Второе – неприятие генерализованных понятий в социально-политических науках или сравнительно-типологических конструкций, характерное для работы историков с их приверженностью идеографическим способам обращения с историческим материалом, точно так же вызывало отторжение многих ученых от социально-философского подхода, представленного прежде всего работами Х. Арендт, Р. Арона и других исследователей фашизма, нацизма и советского коммунизма. Наиболее значимым в этом плане стало появление школы «ревизионистов» (Шейла Фитцпатрик и др.), подвергших критике или поставивших под сомнение сам тезис о тоталитаризме как «идеологическом монолите» [225]. Историки этого направления стремились показать неоднородность убеждений, двойственность норм повседневной жизни в условиях нацистской Германии и в еще большей степени при сталинизме 1930–1950-х годов и в хрущевском или брежневском СССР. Позднее их подход был подхвачен и российскими историками (Е. Зубковой и многими другими, описывающими советскую повседневность, праздники, быт). В итоге в исторических и отчасти политических науках за тоталитаризмом закрепилось представление только как о режиме «идеократии» и террора. Эта позиция сохранилась практически без изменений и в постсоветские годы, особенно в конце 1990-х и в 2000-е годы. Массовые выступления рабочих против тоталитарных режимов в соцстранах [226], многочисленные этнонациональные конфликты, религиозная жизнь и религиозное инакомыслие, появление в конце 1950-х – начале 1960-х годов диссидентского движения, самиздата, наконец, открытый политический протест в сочетании с подпольными или неподцензурными организациями в СССР ставили под вопрос само обсуждение существования такого явления, как «тоталитарное общество-государство».

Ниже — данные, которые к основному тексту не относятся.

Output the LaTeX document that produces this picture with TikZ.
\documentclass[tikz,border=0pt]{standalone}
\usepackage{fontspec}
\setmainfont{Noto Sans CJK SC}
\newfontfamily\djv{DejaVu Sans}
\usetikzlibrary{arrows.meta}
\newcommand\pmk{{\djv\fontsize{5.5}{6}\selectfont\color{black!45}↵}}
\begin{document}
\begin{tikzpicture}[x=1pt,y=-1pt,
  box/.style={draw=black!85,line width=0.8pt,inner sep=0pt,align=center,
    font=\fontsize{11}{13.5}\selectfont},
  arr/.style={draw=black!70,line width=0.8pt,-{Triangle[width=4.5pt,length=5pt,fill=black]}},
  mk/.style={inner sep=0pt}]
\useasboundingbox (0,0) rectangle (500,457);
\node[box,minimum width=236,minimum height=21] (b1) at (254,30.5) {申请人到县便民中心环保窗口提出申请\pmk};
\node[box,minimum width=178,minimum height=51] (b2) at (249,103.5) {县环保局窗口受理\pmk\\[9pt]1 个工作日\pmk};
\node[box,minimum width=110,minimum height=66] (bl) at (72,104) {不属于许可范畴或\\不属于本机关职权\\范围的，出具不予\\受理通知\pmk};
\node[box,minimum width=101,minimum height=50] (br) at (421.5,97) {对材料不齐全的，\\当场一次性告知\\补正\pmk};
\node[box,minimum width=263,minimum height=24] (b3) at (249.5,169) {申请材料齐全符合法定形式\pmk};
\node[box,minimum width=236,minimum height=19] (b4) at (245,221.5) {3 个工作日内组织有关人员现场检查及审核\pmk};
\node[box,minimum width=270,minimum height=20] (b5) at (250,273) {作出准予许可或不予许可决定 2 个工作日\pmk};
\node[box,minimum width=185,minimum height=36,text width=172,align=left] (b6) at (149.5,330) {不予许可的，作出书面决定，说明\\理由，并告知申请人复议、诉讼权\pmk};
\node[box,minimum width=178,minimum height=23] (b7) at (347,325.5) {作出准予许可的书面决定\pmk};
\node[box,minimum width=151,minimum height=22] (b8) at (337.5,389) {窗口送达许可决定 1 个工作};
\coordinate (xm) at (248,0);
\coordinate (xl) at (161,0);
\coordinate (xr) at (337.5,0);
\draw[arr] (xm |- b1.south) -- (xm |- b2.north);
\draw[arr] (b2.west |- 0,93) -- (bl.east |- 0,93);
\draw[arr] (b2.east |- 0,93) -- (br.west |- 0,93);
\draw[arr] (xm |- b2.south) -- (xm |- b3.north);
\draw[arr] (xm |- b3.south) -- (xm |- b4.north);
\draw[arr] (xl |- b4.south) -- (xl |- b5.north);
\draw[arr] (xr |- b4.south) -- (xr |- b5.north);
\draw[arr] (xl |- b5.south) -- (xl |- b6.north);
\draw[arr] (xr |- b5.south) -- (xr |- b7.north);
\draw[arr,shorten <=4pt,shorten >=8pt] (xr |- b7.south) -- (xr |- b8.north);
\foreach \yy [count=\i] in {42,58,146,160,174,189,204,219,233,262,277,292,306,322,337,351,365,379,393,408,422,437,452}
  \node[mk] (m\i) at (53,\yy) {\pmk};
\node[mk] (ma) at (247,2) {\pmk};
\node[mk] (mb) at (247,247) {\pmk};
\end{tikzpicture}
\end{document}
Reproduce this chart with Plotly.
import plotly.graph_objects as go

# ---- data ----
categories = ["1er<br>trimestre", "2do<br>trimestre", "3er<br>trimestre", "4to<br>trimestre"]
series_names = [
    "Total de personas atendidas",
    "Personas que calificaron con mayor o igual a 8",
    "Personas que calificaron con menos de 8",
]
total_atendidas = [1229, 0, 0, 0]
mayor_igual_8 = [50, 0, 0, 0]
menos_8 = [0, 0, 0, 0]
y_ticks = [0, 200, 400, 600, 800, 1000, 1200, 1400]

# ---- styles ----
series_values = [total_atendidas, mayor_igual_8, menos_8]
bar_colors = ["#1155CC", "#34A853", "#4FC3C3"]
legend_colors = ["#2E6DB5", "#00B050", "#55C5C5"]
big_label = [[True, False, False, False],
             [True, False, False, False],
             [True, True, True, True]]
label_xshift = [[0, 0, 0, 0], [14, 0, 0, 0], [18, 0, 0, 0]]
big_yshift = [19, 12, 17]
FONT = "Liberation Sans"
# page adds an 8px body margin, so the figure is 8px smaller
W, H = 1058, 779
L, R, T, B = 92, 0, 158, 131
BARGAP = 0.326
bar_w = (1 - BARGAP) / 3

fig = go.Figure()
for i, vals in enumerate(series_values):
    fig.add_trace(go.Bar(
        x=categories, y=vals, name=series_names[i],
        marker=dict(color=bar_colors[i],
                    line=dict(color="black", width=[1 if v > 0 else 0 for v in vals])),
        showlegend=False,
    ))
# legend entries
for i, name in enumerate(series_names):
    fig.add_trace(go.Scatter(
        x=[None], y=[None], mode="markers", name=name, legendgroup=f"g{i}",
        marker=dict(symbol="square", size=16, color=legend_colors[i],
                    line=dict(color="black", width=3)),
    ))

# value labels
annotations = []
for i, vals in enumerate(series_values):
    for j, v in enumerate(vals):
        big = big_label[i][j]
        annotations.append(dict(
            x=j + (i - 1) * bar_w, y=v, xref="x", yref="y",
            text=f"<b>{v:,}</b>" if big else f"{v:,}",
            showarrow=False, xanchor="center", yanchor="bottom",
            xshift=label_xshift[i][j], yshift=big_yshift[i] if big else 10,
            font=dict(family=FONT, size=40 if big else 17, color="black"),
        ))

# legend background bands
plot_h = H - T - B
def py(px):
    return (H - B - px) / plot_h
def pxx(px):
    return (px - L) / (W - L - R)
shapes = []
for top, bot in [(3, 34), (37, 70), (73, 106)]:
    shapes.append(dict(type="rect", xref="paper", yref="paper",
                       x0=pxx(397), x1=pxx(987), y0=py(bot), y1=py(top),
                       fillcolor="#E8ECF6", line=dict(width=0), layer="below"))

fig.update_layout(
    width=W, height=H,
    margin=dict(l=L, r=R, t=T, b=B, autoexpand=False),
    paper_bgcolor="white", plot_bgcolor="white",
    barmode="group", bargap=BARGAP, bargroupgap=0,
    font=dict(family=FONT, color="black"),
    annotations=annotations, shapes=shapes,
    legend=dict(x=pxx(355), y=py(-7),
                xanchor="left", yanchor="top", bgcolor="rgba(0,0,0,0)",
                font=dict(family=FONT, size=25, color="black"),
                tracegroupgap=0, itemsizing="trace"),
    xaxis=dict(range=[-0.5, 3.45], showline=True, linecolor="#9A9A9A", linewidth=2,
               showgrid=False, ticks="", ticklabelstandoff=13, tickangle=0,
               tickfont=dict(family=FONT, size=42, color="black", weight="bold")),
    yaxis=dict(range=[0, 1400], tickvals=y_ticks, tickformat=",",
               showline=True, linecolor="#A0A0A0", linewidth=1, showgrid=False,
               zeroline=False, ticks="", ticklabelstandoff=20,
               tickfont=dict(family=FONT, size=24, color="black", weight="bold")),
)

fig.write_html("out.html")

Речь в данном случае идет не просто об абстрактных понятиях кристаллизации наследия эпохи Просвещения и европейского модерна. Важно подчеркнуть, что этот круг общественно-правовых представлений соединился с трагическим опытом осмысления Второй мировой войны, осознанием последствий тоталитарных режимов и преодоления соблазна тоталитарных идеологий. Можно сказать, что демократия в вышеуказанном смысле (при всех различиях ее конкретных государственно-правовых форм) в послевоенное время стала рассматриваться как единственная система, защищающая общество от узурпации власти и геноцида, государственного насилия. Поэтому связь между аттрактивностью либеральных или демократических ценностей и вестернизацией (транзитом) виделась как самоочевидная неизбежность. Подобная философия лежала в основе всей политологии 1980–1990-х годов [227].

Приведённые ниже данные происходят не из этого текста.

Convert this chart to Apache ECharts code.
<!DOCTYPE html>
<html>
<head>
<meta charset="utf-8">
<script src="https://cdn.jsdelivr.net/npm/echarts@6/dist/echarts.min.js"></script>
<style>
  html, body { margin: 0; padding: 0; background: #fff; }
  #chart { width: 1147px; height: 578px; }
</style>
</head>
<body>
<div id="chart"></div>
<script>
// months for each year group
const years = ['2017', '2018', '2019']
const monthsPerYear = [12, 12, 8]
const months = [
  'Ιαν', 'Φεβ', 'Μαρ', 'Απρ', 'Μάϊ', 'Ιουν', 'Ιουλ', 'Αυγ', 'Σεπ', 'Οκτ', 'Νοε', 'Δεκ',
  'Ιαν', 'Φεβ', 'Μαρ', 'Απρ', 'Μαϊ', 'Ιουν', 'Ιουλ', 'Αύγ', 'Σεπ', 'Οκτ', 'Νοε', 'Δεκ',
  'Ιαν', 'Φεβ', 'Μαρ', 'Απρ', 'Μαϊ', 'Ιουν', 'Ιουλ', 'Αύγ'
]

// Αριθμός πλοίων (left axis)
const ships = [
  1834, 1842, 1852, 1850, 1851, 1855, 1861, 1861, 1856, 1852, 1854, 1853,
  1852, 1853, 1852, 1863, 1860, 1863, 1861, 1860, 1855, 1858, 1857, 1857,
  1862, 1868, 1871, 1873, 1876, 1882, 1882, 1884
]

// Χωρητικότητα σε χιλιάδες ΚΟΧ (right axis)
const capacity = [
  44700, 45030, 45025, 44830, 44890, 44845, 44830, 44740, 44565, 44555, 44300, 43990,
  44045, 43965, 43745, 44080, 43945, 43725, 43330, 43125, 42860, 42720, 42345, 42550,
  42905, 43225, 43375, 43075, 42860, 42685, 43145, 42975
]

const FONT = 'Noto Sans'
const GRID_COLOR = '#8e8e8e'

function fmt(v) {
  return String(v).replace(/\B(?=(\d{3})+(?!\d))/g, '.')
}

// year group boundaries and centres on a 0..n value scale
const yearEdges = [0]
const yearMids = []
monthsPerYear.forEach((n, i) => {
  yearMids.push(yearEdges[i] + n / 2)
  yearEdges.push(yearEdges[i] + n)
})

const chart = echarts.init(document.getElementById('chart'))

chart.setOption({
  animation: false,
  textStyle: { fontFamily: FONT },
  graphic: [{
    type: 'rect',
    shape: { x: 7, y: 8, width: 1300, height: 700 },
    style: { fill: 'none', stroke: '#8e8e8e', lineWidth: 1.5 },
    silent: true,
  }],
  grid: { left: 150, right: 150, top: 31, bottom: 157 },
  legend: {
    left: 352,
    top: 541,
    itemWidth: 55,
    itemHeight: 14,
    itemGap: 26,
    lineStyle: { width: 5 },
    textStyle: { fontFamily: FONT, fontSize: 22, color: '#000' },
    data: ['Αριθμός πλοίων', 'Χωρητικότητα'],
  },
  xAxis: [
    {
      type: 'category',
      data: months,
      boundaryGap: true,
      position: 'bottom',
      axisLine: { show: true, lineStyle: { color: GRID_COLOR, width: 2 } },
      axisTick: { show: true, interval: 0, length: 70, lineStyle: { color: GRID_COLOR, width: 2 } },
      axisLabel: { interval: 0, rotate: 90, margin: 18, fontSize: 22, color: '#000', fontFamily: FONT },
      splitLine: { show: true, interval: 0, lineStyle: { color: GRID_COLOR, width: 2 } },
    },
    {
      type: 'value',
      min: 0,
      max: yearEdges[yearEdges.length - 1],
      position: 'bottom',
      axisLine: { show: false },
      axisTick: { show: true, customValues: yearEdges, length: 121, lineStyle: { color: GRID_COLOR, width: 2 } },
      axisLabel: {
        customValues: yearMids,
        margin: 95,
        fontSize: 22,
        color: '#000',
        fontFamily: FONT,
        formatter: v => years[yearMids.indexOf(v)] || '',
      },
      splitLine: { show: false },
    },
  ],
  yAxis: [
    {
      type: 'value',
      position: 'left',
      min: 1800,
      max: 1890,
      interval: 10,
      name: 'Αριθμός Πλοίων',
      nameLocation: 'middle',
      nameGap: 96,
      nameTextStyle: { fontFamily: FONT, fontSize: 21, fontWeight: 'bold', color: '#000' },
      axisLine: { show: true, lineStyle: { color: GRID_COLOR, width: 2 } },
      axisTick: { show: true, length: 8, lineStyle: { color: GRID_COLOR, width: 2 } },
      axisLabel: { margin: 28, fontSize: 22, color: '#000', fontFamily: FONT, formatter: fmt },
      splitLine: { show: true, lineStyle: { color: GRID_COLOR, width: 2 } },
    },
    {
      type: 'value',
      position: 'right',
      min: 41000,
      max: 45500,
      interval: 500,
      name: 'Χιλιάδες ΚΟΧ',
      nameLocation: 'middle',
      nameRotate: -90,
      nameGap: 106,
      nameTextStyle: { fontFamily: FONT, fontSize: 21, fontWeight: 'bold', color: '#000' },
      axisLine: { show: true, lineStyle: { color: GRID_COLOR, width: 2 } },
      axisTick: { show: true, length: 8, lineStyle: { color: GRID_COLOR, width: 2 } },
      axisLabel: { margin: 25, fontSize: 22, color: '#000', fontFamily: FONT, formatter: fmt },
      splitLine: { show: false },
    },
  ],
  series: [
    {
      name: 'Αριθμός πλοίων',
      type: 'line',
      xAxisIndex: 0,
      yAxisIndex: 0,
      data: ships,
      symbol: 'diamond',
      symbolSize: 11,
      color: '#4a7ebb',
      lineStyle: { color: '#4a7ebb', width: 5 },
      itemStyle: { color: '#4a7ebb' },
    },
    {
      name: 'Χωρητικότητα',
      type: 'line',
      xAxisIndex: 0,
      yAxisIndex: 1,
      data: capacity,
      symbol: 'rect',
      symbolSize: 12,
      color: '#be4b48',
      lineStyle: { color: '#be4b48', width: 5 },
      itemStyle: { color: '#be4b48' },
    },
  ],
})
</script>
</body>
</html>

Главная задача социальных наук на тот момент сводилась не только к систематизации того, что было наработано ранее, к выработке более или менее упорядоченной и логически непротиворечивой системы понятий эволюции государственных систем (от традиционалистского абсолютизма до либеральной демократии), их формализации до степени, допускающей количественное измерение, математическую обработку больших объемов данных, но и к классификации важнейших отклонений от демократии, интерпретируемых прежде всего в качестве переходных фаз или временных девиаций [228]. Позже появились эклектические понятия, призванные снять нарастающую когнитивную или объяснительную недостаточность основных инструментов этого подхода: «гибридные режимы», «электоральная демократия», вплоть до полной бессмыслицы, вроде нелепого по самой своей сути словообразования – «промежуточные институты» (выражение Е. Шульман) [229].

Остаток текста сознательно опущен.